Writer Alice Hines: Breaking stories as a freelancer.


Freelance writer Alice Hines has written for i-D, Vice, The New Yorker, and is currently the editor of Vestoj, a platform for critical thinking on fashion. We asked her how she broke into freelance writing to pay off her student loans and become a freelancing Tycoon.

How did you get started as a writer?
I wrote for my college newspaper and really enjoyed it. My junior year I got an internship at Marie Claire France for the fall semester. I saw how a magazine’s editorial department worked first-hand and decided reporting was a career I’d like to try. Then I got a reporting job right out of college (as a business reporter at the Huffington Post) which pretty much sealed the deal. I did leave journalism for a bit, in 2013 when I started to work on online marketing/strategy for the fashion brand Opening Ceremony. I came back to journalism in 2015, when I decided to strike out on my own as a freelance writer.

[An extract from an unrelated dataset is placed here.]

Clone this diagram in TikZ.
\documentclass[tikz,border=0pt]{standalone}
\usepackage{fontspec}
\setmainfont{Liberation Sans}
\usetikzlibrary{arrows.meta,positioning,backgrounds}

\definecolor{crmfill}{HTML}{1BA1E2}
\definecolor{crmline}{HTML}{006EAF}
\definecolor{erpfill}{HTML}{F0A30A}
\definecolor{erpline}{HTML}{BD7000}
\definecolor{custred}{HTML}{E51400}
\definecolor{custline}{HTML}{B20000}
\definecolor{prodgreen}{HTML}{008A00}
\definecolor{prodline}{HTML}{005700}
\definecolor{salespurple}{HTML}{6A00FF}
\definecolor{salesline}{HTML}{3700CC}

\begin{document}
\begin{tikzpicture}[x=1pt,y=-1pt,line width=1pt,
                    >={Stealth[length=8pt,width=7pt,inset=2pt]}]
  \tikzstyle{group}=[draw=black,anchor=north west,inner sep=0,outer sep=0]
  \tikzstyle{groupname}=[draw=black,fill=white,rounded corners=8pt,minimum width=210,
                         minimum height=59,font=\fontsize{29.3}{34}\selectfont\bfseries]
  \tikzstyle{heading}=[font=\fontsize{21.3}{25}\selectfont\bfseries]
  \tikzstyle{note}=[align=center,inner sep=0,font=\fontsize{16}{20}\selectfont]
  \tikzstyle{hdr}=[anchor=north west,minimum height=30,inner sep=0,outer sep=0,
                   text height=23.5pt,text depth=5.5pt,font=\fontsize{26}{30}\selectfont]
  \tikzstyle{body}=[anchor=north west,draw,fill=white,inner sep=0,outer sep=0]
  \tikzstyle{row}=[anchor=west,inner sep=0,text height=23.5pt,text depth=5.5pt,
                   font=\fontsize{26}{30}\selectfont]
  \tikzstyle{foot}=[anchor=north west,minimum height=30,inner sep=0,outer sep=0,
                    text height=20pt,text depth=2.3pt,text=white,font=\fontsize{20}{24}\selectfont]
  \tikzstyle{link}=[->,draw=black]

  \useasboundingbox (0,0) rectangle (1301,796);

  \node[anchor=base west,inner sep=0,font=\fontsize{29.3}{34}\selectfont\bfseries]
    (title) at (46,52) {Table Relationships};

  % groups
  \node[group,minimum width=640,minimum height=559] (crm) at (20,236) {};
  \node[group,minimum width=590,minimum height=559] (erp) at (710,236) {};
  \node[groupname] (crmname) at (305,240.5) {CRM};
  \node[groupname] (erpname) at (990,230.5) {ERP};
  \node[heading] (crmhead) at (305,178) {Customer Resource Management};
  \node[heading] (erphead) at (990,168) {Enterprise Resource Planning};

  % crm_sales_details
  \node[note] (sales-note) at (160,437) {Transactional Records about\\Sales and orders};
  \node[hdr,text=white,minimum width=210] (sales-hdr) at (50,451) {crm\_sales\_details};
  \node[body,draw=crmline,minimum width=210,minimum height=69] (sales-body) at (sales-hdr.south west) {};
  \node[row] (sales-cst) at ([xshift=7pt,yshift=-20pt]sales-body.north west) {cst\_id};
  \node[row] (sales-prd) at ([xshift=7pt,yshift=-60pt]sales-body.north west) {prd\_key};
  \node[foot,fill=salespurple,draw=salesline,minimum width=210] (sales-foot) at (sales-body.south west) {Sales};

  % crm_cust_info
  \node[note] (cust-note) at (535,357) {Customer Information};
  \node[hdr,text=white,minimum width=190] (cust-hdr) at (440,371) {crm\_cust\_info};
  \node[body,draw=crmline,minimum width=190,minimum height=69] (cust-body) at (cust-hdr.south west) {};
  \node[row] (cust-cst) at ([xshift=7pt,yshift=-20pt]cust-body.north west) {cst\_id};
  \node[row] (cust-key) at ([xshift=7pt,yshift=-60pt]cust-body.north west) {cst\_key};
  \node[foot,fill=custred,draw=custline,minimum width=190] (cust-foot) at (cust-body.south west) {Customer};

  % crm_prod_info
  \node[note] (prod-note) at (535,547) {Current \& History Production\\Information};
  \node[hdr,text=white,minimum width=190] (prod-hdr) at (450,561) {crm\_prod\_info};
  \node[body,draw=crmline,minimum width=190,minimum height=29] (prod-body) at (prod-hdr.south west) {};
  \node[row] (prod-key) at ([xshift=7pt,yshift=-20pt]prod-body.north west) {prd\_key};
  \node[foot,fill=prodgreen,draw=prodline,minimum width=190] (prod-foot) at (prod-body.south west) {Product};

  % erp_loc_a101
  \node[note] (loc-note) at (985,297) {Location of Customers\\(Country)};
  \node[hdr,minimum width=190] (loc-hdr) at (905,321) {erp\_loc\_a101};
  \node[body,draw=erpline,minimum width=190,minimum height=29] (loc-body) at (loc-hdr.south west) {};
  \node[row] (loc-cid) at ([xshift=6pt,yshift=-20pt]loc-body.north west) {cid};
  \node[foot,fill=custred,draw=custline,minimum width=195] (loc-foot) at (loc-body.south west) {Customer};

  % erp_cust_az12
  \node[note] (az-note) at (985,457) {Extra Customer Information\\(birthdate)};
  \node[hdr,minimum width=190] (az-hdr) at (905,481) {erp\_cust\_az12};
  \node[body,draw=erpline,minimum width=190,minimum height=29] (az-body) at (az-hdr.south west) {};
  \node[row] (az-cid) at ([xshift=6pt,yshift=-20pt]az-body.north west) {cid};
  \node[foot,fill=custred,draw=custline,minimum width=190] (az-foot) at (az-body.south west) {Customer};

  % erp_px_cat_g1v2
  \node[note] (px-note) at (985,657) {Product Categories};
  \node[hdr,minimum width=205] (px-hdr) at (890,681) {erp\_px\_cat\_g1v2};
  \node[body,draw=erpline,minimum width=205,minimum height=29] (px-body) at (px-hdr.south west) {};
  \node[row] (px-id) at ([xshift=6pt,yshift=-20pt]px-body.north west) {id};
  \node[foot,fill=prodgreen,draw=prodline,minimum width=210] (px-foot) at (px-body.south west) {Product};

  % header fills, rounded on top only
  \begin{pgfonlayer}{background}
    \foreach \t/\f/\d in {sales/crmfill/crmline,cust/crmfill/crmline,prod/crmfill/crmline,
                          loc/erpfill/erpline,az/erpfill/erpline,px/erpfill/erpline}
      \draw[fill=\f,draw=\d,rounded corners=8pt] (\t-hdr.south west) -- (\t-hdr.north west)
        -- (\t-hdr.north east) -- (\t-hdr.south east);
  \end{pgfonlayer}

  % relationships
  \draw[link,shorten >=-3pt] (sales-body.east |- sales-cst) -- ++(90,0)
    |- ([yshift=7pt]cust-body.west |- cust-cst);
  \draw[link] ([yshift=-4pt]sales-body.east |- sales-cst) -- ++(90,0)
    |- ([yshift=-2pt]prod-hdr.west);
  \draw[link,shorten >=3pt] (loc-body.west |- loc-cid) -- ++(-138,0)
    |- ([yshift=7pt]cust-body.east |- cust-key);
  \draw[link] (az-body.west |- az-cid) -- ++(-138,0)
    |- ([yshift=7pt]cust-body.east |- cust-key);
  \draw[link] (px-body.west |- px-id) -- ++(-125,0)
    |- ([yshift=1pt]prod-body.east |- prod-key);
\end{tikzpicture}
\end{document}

How did you get your first few clients?
Through contacts from already having worked in journalism full-time. I don’t recommend going freelance before you’ve done that.

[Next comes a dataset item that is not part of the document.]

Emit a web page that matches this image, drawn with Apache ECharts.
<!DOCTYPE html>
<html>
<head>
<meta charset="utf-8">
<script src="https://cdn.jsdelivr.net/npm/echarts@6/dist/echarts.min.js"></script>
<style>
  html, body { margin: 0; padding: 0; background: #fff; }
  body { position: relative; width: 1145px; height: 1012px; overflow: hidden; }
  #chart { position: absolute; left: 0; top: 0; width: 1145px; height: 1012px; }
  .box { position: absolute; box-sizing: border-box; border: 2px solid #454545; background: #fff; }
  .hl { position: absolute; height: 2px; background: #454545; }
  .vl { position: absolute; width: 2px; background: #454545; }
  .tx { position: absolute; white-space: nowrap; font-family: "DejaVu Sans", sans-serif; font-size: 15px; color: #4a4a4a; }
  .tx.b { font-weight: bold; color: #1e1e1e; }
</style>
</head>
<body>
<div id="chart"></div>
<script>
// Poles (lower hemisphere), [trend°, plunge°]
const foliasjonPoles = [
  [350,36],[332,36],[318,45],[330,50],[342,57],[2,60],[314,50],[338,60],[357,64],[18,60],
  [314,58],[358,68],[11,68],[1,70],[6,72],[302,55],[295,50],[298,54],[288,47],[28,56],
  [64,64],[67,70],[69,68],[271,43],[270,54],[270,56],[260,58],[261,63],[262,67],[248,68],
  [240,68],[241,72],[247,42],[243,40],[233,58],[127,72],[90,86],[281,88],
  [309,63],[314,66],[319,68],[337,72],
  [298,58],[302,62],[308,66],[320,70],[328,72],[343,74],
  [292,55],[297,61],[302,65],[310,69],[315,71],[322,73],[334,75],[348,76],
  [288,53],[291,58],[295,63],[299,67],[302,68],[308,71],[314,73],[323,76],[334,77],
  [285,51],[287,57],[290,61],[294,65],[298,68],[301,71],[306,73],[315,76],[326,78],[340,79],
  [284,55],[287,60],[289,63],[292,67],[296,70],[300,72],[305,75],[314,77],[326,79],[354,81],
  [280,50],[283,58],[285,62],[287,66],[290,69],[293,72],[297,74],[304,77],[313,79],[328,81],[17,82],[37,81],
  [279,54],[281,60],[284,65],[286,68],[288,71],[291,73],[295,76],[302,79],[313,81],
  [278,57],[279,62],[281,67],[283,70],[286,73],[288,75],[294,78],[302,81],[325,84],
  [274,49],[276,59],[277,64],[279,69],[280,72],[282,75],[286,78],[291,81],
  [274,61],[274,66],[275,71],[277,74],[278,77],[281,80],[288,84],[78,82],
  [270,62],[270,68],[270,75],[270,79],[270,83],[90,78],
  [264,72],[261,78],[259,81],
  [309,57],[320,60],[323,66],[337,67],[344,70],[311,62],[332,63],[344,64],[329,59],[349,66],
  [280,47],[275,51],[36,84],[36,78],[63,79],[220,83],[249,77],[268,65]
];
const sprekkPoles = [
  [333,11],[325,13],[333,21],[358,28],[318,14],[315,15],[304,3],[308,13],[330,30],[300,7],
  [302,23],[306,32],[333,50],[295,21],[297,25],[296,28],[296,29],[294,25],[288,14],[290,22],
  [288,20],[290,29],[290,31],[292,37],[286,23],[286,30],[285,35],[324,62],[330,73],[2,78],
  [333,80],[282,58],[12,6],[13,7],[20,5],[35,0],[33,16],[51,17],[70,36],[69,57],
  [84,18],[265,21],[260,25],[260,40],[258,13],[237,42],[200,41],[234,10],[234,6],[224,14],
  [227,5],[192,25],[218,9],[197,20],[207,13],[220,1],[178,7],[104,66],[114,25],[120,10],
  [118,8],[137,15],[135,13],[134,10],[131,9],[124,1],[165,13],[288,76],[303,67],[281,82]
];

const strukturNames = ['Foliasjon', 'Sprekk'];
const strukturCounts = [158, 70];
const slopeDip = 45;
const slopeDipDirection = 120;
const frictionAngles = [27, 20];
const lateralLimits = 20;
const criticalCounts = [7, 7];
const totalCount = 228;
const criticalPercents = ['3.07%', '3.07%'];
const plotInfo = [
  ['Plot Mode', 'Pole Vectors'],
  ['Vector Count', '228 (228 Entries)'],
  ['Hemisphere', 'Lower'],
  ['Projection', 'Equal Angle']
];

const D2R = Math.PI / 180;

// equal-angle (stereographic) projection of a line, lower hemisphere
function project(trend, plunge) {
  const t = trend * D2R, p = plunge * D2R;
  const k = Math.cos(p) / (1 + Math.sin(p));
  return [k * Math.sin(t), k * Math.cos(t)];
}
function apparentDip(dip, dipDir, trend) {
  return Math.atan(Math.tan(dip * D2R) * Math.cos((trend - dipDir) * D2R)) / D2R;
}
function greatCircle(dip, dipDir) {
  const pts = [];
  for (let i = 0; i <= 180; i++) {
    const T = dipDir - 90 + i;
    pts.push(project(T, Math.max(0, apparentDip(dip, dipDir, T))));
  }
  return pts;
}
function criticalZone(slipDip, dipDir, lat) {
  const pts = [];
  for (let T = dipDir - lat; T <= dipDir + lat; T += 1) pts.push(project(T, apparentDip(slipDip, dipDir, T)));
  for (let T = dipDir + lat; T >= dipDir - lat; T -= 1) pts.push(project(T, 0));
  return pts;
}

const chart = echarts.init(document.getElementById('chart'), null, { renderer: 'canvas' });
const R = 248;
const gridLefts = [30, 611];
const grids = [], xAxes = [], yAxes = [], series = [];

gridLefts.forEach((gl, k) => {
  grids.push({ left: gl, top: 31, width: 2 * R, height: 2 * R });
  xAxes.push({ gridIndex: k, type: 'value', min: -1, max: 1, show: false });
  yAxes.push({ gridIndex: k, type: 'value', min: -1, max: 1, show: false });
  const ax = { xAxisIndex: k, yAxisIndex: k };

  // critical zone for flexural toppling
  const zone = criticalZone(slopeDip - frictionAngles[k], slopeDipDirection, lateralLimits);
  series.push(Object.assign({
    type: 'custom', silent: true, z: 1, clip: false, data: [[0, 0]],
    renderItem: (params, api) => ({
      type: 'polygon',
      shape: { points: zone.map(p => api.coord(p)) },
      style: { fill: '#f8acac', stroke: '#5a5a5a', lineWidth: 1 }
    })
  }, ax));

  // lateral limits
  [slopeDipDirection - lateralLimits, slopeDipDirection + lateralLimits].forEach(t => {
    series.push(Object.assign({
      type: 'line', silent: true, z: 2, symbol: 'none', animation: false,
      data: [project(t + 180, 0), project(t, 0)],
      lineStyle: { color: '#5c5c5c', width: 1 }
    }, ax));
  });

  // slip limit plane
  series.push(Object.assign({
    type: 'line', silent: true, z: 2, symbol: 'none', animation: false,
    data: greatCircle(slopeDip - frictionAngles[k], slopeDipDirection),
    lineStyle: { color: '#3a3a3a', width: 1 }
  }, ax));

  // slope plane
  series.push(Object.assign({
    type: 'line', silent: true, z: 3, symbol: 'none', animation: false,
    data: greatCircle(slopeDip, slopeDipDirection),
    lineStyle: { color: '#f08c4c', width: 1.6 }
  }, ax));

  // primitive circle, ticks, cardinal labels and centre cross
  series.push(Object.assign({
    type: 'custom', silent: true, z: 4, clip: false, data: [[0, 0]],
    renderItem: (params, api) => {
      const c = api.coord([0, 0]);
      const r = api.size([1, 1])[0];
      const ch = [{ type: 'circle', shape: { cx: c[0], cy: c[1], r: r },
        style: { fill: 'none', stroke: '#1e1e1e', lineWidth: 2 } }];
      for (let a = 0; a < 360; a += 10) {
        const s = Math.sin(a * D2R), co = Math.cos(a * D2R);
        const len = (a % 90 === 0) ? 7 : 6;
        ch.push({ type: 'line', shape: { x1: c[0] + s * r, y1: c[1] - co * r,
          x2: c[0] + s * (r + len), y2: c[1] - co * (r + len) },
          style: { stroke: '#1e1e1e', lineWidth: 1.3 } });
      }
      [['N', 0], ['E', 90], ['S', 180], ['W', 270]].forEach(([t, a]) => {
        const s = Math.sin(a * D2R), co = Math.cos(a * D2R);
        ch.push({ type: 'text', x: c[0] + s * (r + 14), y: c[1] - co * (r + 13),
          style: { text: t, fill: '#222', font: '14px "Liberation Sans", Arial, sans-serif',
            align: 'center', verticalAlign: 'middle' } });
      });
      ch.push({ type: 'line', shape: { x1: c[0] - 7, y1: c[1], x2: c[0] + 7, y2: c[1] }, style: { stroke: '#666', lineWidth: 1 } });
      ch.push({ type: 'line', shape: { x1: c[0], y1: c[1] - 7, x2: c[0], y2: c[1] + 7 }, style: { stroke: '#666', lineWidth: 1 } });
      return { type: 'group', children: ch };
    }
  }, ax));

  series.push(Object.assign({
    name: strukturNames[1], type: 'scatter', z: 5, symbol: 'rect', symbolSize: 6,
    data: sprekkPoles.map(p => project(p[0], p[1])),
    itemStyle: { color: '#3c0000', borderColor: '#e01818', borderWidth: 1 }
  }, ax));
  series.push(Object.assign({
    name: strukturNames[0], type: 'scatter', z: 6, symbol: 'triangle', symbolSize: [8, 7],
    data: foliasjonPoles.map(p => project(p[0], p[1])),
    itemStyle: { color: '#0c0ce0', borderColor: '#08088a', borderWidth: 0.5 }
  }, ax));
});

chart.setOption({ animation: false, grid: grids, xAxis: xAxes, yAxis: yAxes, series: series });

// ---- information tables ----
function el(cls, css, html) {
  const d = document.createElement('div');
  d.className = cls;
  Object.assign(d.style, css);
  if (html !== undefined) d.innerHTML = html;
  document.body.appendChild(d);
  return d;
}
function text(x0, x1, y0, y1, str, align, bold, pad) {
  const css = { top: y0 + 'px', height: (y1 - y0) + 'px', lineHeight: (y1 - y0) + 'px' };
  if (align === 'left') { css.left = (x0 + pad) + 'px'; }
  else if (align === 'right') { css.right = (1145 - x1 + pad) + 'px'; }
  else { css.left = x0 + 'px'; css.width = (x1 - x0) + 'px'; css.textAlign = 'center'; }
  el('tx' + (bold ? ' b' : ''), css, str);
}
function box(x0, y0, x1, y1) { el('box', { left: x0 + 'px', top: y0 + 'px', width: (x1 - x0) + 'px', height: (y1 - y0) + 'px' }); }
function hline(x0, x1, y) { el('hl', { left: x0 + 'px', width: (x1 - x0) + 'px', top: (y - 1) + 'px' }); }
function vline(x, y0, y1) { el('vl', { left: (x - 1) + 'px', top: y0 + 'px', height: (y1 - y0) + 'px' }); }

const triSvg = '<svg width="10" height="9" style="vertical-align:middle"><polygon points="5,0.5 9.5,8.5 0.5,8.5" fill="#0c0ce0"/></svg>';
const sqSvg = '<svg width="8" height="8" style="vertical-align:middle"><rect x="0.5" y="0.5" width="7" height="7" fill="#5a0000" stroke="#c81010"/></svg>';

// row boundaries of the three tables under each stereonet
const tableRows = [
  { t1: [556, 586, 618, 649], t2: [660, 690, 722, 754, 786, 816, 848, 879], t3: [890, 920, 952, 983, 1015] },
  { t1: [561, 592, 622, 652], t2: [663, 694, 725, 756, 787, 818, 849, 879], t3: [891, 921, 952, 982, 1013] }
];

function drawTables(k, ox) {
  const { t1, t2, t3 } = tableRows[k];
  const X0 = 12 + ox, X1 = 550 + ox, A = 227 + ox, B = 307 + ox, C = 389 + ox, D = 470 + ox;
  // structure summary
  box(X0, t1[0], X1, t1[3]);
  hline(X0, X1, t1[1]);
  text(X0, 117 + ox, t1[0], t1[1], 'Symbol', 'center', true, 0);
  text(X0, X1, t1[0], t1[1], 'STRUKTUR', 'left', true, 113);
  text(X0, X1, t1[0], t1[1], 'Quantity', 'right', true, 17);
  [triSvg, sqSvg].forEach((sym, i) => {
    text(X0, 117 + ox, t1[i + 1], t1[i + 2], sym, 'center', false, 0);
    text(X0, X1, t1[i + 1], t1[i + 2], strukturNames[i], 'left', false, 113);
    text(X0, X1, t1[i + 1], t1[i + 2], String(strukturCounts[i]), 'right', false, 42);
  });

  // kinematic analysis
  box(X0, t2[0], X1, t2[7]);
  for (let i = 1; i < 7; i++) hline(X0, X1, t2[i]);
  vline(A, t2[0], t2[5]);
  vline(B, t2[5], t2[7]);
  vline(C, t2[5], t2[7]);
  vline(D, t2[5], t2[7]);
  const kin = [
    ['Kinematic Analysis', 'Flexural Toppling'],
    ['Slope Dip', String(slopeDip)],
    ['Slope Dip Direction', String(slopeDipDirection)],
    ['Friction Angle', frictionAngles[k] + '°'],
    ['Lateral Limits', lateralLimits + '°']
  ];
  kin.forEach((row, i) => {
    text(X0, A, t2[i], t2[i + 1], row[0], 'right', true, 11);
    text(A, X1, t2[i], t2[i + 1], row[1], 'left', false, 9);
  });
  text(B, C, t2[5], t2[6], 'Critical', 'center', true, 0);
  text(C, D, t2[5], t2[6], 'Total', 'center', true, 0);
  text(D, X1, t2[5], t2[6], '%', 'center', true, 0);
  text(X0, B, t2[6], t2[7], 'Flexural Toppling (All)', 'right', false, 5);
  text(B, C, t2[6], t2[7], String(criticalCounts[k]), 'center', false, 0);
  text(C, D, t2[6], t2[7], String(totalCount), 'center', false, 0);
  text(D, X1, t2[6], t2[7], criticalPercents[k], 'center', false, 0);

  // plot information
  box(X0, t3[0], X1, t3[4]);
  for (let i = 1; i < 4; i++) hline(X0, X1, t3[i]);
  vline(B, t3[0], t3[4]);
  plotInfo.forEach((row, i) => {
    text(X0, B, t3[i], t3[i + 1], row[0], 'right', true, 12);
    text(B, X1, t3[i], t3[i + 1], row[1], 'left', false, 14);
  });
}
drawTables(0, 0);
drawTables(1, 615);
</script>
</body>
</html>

What do you like the most about your job?
I love the flexibility of being able to write about a huge variety of topics, from Donald Trump’s imploding modeling agency to reproductive rights in Montana to VR technology in China.

What are your top freelancer life-hacks? 

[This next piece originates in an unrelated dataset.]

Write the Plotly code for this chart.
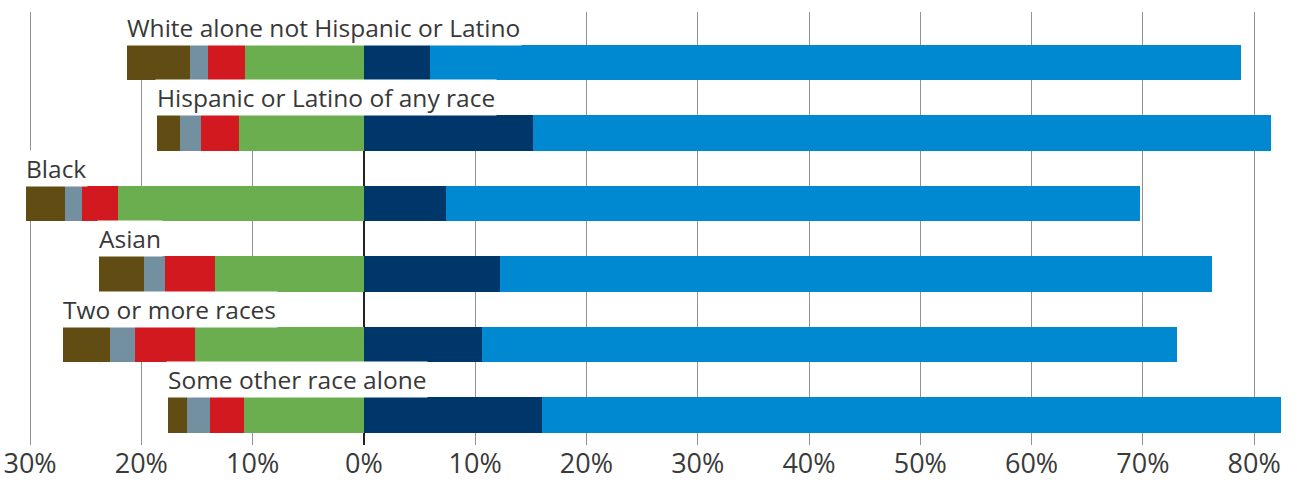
import plotly.graph_objects as go

categories = [
    "White alone not Hispanic or Latino",
    "Hispanic or Latino of any race",
    "Black",
    "Asian",
    "Two or more races",
    "Some other race alone",
]

# left-side segments (shown as negative), from zero outward
green_vals = [10.7, 11.2, 22.1, 13.4, 15.2, 10.8]
red_vals = [3.3, 3.4, 3.2, 4.5, 5.4, 3.0]
gray_vals = [1.6, 1.9, 1.6, 1.9, 2.2, 2.1]
brown_vals = [5.7, 2.1, 3.5, 4.0, 4.2, 1.7]

# right-side segments
navy_vals = [5.9, 15.2, 7.4, 12.2, 10.6, 16.0]
blue_vals = [72.9, 66.3, 62.3, 64.0, 62.5, 66.4]

tick_vals = [-30, -20, -10, 0, 10, 20, 30, 40, 50, 60, 70, 80]
tick_text = ["30%", "20%", "10%", "0%", "10%", "20%", "30%", "40%", "50%", "60%", "70%", "80%"]

colors = {
    "green": "#6aae4f",
    "red": "#d1191f",
    "gray": "#7390a0",
    "brown": "#614c13",
    "navy": "#00376a",
    "blue": "#0089d1",
}

ypos = list(range(len(categories)))

fig = go.Figure()
for name, vals, sign in [
    ("green", green_vals, -1),
    ("red", red_vals, -1),
    ("gray", gray_vals, -1),
    ("brown", brown_vals, -1),
    ("navy", navy_vals, 1),
    ("blue", blue_vals, 1),
]:
    fig.add_trace(go.Bar(
        y=ypos,
        x=[sign * v for v in vals],
        orientation="h",
        width=0.5,
        marker=dict(color=colors[name], line=dict(width=0)),
        name=name,
        showlegend=False,
        hoverinfo="skip",
    ))

for i, cat in enumerate(categories):
    left = -(green_vals[i] + red_vals[i] + gray_vals[i] + brown_vals[i])
    fig.add_annotation(
        x=left, y=i - 0.25, xref="x", yref="y",
        text=cat, showarrow=False,
        xanchor="left", yanchor="bottom",
        xshift=-2, yshift=-1,
        bgcolor="white", borderpad=1,
        font=dict(family="Open Sans", size=24.5, color="#383838"),
    )

fig.update_layout(
    barmode="relative",
    width=1302, height=487,
    margin=dict(l=0, r=0, t=12, b=42, autoexpand=False),
    plot_bgcolor="white",
    paper_bgcolor="white",
    bargap=0,
)
fig.update_xaxes(
    range=[-32.7, 84.3],
    tickvals=tick_vals, ticktext=tick_text,
    showgrid=True, gridcolor="#929292", gridwidth=1.3,
    zeroline=True, zerolinecolor="#222222", zerolinewidth=2,
    showline=False, ticks="", automargin=False,
    tickfont=dict(family="Open Sans", size=27, color="#3a3a3a"),
    ticklabelstandoff=0,
)
fig.update_yaxes(
    range=[5.426, -0.716],
    showgrid=False, zeroline=False, showticklabels=False, showline=False,
    automargin=False,
)

fig.write_html(
    "out.html",
    config={"displayModeBar": False},
    post_script="document.body.style.margin='0';document.body.style.overflow='hidden';",
)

  • Take easy money jobs (e.g. a two week copyediting gig) when they come up, that way you build up a cash reservoir and don’t ever end up desperate looking for work, and can focus your energy on securing more creative and fulfilling jobs.
  • At the same time, don’t be afraid to turn down work if you’re financially good. That’s the beauty of being freelance!
  • I churn credit cards to get free flights but don’t do this unless you’re very organized and on top of your finances.
  • Additionally, I have a cheap insurance plan which I buy and then get coupons for all my prescriptions on GoodRX.

How do you pitch an idea or article?
A pitch is a sample of the story you’re going to write! Catchy subject line, great prose, a few lines about you and links to your work. Oh, and don’t be afraid to do research beforehand if you’re confident the topic is good – it will make your pitch better.

What’s been your biggest success?
Paying off my student loans with freelance writing income!

What’s been your biggest challenge?
Figuring out what the next story will be – but it’s a fun challenge.